Starting at the line with "Emit a Python" and stopping at the line with "import plotly.graph_objects as go", repeat each line exactly. Include both and omit the rest.

----- ENTRIES PROVIDED -----

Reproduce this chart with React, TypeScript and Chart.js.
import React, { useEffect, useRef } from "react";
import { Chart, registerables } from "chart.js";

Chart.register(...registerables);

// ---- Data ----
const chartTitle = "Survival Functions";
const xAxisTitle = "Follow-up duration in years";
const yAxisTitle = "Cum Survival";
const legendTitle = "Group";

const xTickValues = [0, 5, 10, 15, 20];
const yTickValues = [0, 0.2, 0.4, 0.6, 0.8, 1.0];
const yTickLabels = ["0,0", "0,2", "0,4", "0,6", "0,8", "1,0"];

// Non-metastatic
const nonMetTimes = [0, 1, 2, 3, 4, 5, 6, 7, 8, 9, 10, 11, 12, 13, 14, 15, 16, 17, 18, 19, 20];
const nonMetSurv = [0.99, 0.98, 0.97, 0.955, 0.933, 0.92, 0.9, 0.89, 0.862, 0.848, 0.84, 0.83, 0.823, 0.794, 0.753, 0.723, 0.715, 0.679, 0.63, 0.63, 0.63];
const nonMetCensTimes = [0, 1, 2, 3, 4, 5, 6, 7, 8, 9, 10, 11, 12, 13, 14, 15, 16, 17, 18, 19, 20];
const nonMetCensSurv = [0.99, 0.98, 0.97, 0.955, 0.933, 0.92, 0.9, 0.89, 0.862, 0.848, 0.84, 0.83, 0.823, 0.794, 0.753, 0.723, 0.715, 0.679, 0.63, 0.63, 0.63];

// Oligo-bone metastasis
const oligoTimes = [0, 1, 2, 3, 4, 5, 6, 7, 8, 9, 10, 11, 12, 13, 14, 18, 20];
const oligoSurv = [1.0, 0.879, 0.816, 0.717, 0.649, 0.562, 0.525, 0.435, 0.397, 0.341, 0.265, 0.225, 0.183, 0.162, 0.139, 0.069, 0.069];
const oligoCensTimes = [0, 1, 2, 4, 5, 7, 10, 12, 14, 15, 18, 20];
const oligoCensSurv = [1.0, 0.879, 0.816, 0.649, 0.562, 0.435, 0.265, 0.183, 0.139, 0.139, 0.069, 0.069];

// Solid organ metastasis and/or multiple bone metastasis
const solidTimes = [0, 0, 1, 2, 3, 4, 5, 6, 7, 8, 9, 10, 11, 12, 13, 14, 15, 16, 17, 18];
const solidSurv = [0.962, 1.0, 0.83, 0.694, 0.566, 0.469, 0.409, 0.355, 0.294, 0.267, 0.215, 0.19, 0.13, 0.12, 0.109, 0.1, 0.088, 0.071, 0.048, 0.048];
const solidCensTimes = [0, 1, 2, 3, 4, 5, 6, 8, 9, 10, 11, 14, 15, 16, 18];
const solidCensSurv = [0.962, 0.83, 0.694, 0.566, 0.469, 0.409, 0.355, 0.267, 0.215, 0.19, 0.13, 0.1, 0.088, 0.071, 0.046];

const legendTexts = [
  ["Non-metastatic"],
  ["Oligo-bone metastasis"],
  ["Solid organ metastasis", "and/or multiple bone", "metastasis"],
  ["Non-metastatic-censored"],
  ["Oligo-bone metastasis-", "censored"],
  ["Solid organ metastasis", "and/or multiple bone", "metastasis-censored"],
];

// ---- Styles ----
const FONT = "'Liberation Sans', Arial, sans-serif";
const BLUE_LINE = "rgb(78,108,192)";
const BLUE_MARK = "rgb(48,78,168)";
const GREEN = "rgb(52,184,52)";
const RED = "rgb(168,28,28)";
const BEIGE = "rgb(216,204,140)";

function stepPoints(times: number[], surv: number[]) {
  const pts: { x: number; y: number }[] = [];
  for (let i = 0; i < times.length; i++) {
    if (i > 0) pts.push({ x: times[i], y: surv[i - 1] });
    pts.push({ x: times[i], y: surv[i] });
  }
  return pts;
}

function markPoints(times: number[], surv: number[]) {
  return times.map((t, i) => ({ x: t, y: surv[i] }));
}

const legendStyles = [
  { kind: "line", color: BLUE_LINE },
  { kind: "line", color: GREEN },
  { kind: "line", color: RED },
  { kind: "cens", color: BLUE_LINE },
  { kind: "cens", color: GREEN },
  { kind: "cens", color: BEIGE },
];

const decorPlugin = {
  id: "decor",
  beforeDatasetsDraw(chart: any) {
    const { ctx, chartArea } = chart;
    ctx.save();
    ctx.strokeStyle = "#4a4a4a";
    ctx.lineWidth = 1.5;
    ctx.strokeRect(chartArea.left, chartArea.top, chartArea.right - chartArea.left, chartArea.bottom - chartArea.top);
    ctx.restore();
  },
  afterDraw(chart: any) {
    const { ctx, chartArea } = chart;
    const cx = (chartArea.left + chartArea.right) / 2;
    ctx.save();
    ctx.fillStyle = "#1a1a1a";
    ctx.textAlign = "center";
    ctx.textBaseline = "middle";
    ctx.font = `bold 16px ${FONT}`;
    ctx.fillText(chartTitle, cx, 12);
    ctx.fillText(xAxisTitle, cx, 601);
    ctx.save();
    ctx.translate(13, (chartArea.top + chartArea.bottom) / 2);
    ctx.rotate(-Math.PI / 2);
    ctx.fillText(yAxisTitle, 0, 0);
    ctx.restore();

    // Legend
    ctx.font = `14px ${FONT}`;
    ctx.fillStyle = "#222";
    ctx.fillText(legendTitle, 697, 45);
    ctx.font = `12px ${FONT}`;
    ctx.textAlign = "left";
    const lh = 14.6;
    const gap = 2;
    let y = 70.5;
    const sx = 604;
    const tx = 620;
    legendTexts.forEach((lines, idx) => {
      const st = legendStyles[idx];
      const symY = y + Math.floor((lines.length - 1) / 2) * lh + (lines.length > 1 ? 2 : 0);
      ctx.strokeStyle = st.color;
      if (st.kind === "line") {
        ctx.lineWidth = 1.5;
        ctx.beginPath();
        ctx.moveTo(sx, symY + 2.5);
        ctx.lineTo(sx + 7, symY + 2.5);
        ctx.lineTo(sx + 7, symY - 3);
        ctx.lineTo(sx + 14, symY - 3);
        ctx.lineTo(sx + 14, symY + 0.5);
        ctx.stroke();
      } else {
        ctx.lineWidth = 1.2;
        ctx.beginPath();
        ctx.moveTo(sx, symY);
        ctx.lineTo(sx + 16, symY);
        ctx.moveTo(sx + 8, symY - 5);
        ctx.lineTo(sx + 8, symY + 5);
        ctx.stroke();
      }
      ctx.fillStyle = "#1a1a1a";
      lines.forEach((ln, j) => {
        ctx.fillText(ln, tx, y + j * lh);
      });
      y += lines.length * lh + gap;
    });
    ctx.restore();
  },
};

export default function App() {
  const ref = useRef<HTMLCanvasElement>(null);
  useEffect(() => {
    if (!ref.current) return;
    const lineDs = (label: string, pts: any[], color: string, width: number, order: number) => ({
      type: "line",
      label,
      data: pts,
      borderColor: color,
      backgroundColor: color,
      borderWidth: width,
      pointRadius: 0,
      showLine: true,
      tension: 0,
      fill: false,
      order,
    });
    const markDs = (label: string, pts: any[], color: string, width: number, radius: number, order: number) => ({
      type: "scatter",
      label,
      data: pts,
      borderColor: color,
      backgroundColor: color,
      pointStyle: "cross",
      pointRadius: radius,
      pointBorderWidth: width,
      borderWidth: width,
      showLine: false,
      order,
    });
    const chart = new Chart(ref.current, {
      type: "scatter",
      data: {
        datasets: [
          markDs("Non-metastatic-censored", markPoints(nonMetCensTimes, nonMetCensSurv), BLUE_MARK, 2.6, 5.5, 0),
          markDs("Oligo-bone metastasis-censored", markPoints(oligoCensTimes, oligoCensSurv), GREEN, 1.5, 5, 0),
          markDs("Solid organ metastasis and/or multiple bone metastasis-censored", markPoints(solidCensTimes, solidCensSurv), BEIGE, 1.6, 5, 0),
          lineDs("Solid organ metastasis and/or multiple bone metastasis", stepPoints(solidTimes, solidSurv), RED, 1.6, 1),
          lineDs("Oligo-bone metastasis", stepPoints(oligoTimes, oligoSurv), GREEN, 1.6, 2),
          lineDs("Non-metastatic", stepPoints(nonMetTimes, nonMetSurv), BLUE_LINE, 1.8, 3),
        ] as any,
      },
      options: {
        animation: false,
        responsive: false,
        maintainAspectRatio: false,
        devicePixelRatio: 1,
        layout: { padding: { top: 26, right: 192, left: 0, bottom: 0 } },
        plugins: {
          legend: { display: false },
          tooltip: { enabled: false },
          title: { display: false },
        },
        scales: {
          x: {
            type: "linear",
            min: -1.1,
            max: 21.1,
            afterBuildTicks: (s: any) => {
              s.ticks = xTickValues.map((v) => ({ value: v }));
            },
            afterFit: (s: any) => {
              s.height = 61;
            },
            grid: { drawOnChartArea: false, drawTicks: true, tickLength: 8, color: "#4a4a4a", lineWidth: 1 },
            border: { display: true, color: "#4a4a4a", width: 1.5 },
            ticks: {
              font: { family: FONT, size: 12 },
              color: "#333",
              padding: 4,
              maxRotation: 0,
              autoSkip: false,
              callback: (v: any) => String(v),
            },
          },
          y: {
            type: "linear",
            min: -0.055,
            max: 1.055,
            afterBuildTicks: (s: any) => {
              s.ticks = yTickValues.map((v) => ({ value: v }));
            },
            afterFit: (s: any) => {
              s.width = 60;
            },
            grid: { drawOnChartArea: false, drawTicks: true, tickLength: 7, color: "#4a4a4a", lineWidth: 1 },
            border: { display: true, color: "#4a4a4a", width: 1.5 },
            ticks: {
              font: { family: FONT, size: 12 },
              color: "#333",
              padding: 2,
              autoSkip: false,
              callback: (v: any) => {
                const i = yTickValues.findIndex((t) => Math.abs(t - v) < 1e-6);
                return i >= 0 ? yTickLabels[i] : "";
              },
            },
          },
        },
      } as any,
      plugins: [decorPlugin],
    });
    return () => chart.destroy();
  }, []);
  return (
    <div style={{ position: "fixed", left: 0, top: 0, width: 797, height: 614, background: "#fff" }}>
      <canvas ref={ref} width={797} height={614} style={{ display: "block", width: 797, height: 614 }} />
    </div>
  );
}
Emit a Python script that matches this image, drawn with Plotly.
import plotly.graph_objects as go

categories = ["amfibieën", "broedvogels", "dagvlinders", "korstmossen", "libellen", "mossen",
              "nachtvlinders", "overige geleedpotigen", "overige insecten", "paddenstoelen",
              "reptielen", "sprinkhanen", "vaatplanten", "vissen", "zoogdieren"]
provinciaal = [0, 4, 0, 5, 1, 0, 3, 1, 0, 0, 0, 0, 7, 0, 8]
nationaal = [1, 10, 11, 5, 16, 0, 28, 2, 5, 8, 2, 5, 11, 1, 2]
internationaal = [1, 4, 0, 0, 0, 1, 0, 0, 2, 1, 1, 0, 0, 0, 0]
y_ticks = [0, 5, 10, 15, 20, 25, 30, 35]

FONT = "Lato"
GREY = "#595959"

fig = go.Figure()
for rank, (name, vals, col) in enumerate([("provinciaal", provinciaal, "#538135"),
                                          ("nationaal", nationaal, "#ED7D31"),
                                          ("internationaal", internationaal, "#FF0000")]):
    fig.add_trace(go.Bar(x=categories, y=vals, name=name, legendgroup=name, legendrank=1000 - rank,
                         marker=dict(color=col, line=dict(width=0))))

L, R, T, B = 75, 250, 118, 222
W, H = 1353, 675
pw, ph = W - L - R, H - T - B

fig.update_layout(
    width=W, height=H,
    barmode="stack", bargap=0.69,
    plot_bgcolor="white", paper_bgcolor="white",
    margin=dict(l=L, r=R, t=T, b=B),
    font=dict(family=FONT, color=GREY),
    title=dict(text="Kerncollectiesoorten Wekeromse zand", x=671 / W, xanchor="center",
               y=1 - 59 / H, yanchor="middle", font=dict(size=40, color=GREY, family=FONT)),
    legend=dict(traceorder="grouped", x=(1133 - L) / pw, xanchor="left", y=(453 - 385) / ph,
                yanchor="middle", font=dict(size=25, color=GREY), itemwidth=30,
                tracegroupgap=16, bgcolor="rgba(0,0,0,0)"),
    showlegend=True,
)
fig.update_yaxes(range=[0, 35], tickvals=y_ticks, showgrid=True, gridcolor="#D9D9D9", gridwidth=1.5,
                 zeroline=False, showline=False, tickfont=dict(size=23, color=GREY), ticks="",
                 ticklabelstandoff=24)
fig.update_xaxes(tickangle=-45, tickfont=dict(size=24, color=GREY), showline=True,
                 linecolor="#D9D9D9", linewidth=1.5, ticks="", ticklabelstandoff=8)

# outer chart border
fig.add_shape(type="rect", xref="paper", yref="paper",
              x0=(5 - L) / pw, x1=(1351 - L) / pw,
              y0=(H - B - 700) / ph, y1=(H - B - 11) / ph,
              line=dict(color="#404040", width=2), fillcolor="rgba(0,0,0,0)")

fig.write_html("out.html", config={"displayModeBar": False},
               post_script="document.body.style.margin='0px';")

-----

* [SOLUTION TO THE PROBLEM]
Emit a Python script that matches this image, drawn with Plotly.
import plotly.graph_objects as go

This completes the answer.